EXERCISE REQUIREMENTS:
Reproduce each line of the material exactly, minus any picture.
[Start COLLECTED MATERIAL]
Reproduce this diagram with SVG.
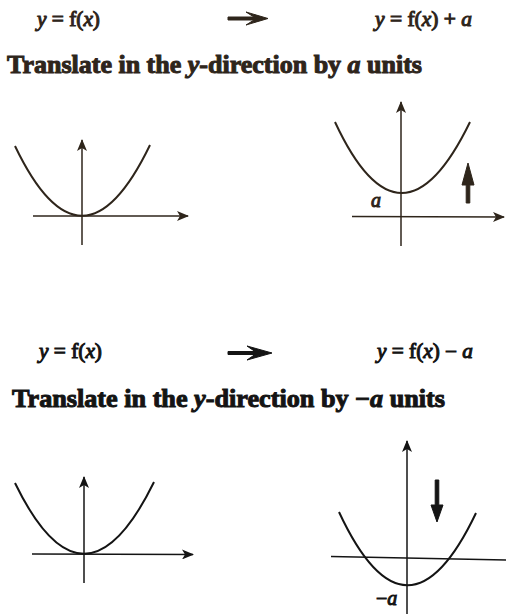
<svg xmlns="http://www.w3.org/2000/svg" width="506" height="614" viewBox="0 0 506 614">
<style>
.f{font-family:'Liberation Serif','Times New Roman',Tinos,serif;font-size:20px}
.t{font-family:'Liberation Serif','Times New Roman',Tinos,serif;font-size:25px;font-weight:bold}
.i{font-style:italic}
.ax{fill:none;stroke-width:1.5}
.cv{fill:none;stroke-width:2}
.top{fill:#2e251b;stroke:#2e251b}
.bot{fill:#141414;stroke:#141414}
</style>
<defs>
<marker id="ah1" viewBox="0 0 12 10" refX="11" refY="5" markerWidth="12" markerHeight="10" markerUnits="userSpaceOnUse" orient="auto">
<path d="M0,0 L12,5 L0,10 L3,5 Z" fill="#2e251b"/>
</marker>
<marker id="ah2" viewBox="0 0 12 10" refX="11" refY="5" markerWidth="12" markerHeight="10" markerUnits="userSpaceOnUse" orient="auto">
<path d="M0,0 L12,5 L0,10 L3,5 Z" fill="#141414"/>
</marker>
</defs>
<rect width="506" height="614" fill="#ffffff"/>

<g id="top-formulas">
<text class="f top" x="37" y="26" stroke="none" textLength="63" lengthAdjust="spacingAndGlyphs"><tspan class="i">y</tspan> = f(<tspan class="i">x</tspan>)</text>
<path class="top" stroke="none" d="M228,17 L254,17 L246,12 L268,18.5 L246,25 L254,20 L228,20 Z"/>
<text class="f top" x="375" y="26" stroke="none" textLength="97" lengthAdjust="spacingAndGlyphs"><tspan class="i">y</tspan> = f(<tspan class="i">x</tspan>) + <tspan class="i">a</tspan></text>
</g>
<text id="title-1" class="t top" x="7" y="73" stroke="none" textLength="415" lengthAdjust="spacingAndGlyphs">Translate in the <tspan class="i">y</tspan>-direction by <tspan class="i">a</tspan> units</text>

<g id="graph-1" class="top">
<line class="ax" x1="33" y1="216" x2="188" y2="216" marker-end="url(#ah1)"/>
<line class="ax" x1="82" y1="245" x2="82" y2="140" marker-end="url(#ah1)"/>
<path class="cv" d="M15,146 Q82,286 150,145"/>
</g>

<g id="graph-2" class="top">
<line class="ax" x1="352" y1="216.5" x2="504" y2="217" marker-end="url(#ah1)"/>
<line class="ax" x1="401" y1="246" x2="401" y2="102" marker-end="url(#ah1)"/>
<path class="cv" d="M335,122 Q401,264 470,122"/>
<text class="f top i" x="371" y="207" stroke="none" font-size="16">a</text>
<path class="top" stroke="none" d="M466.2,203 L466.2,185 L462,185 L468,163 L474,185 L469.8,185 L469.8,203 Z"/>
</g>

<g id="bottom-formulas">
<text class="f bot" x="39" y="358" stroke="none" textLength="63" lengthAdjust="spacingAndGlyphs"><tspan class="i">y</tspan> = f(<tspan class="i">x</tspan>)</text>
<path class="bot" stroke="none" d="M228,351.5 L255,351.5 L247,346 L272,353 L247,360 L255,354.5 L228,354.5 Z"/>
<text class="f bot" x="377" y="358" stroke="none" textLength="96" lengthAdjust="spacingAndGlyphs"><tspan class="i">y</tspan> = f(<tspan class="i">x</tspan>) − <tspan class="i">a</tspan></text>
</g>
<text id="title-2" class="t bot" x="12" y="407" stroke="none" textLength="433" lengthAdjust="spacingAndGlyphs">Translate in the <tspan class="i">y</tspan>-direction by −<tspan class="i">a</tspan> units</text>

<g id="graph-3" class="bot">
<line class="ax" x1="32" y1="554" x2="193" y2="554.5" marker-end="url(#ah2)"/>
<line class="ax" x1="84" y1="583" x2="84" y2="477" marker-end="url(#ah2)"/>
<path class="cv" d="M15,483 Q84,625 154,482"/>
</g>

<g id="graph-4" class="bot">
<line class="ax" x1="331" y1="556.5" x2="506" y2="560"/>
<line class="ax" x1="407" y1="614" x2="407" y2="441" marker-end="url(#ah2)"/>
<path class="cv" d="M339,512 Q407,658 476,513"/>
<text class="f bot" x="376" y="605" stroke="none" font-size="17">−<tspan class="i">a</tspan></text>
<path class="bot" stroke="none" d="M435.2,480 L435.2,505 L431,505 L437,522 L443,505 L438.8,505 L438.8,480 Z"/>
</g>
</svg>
[End COLLECTED MATERIAL]
RESULT:
Reproduce this diagram with SVG.
<svg xmlns="http://www.w3.org/2000/svg" width="506" height="614" viewBox="0 0 506 614">
<style>
.f{font-family:'Liberation Serif','Times New Roman',Tinos,serif;font-size:20px}
.t{font-family:'Liberation Serif','Times New Roman',Tinos,serif;font-size:25px;font-weight:bold}
.i{font-style:italic}
.ax{fill:none;stroke-width:1.5}
.cv{fill:none;stroke-width:2}
.top{fill:#2e251b;stroke:#2e251b}
.bot{fill:#141414;stroke:#141414}
</style>
<defs>
<marker id="ah1" viewBox="0 0 12 10" refX="11" refY="5" markerWidth="12" markerHeight="10" markerUnits="userSpaceOnUse" orient="auto">
<path d="M0,0 L12,5 L0,10 L3,5 Z" fill="#2e251b"/>
</marker>
<marker id="ah2" viewBox="0 0 12 10" refX="11" refY="5" markerWidth="12" markerHeight="10" markerUnits="userSpaceOnUse" orient="auto">
<path d="M0,0 L12,5 L0,10 L3,5 Z" fill="#141414"/>
</marker>
</defs>
<rect width="506" height="614" fill="#ffffff"/>

<g id="top-formulas">
<text class="f top" x="37" y="26" stroke="none" textLength="63" lengthAdjust="spacingAndGlyphs"><tspan class="i">y</tspan> = f(<tspan class="i">x</tspan>)</text>
<path class="top" stroke="none" d="M228,17 L254,17 L246,12 L268,18.5 L246,25 L254,20 L228,20 Z"/>
<text class="f top" x="375" y="26" stroke="none" textLength="97" lengthAdjust="spacingAndGlyphs"><tspan class="i">y</tspan> = f(<tspan class="i">x</tspan>) + <tspan class="i">a</tspan></text>
</g>
<text id="title-1" class="t top" x="7" y="73" stroke="none" textLength="415" lengthAdjust="spacingAndGlyphs">Translate in the <tspan class="i">y</tspan>-direction by <tspan class="i">a</tspan> units</text>

<g id="graph-1" class="top">
<line class="ax" x1="33" y1="216" x2="188" y2="216" marker-end="url(#ah1)"/>
<line class="ax" x1="82" y1="245" x2="82" y2="140" marker-end="url(#ah1)"/>
<path class="cv" d="M15,146 Q82,286 150,145"/>
</g>

<g id="graph-2" class="top">
<line class="ax" x1="352" y1="216.5" x2="504" y2="217" marker-end="url(#ah1)"/>
<line class="ax" x1="401" y1="246" x2="401" y2="102" marker-end="url(#ah1)"/>
<path class="cv" d="M335,122 Q401,264 470,122"/>
<text class="f top i" x="371" y="207" stroke="none" font-size="16">a</text>
<path class="top" stroke="none" d="M466.2,203 L466.2,185 L462,185 L468,163 L474,185 L469.8,185 L469.8,203 Z"/>
</g>

<g id="bottom-formulas">
<text class="f bot" x="39" y="358" stroke="none" textLength="63" lengthAdjust="spacingAndGlyphs"><tspan class="i">y</tspan> = f(<tspan class="i">x</tspan>)</text>
<path class="bot" stroke="none" d="M228,351.5 L255,351.5 L247,346 L272,353 L247,360 L255,354.5 L228,354.5 Z"/>
<text class="f bot" x="377" y="358" stroke="none" textLength="96" lengthAdjust="spacingAndGlyphs"><tspan class="i">y</tspan> = f(<tspan class="i">x</tspan>) − <tspan class="i">a</tspan></text>
</g>
<text id="title-2" class="t bot" x="12" y="407" stroke="none" textLength="433" lengthAdjust="spacingAndGlyphs">Translate in the <tspan class="i">y</tspan>-direction by −<tspan class="i">a</tspan> units</text>

<g id="graph-3" class="bot">
<line class="ax" x1="32" y1="554" x2="193" y2="554.5" marker-end="url(#ah2)"/>
<line class="ax" x1="84" y1="583" x2="84" y2="477" marker-end="url(#ah2)"/>
<path class="cv" d="M15,483 Q84,625 154,482"/>
</g>

<g id="graph-4" class="bot">
<line class="ax" x1="331" y1="556.5" x2="506" y2="560"/>
<line class="ax" x1="407" y1="614" x2="407" y2="441" marker-end="url(#ah2)"/>
<path class="cv" d="M339,512 Q407,658 476,513"/>
<text class="f bot" x="376" y="605" stroke="none" font-size="17">−<tspan class="i">a</tspan></text>
<path class="bot" stroke="none" d="M435.2,480 L435.2,505 L431,505 L437,522 L443,505 L438.8,505 L438.8,480 Z"/>
</g>
</svg>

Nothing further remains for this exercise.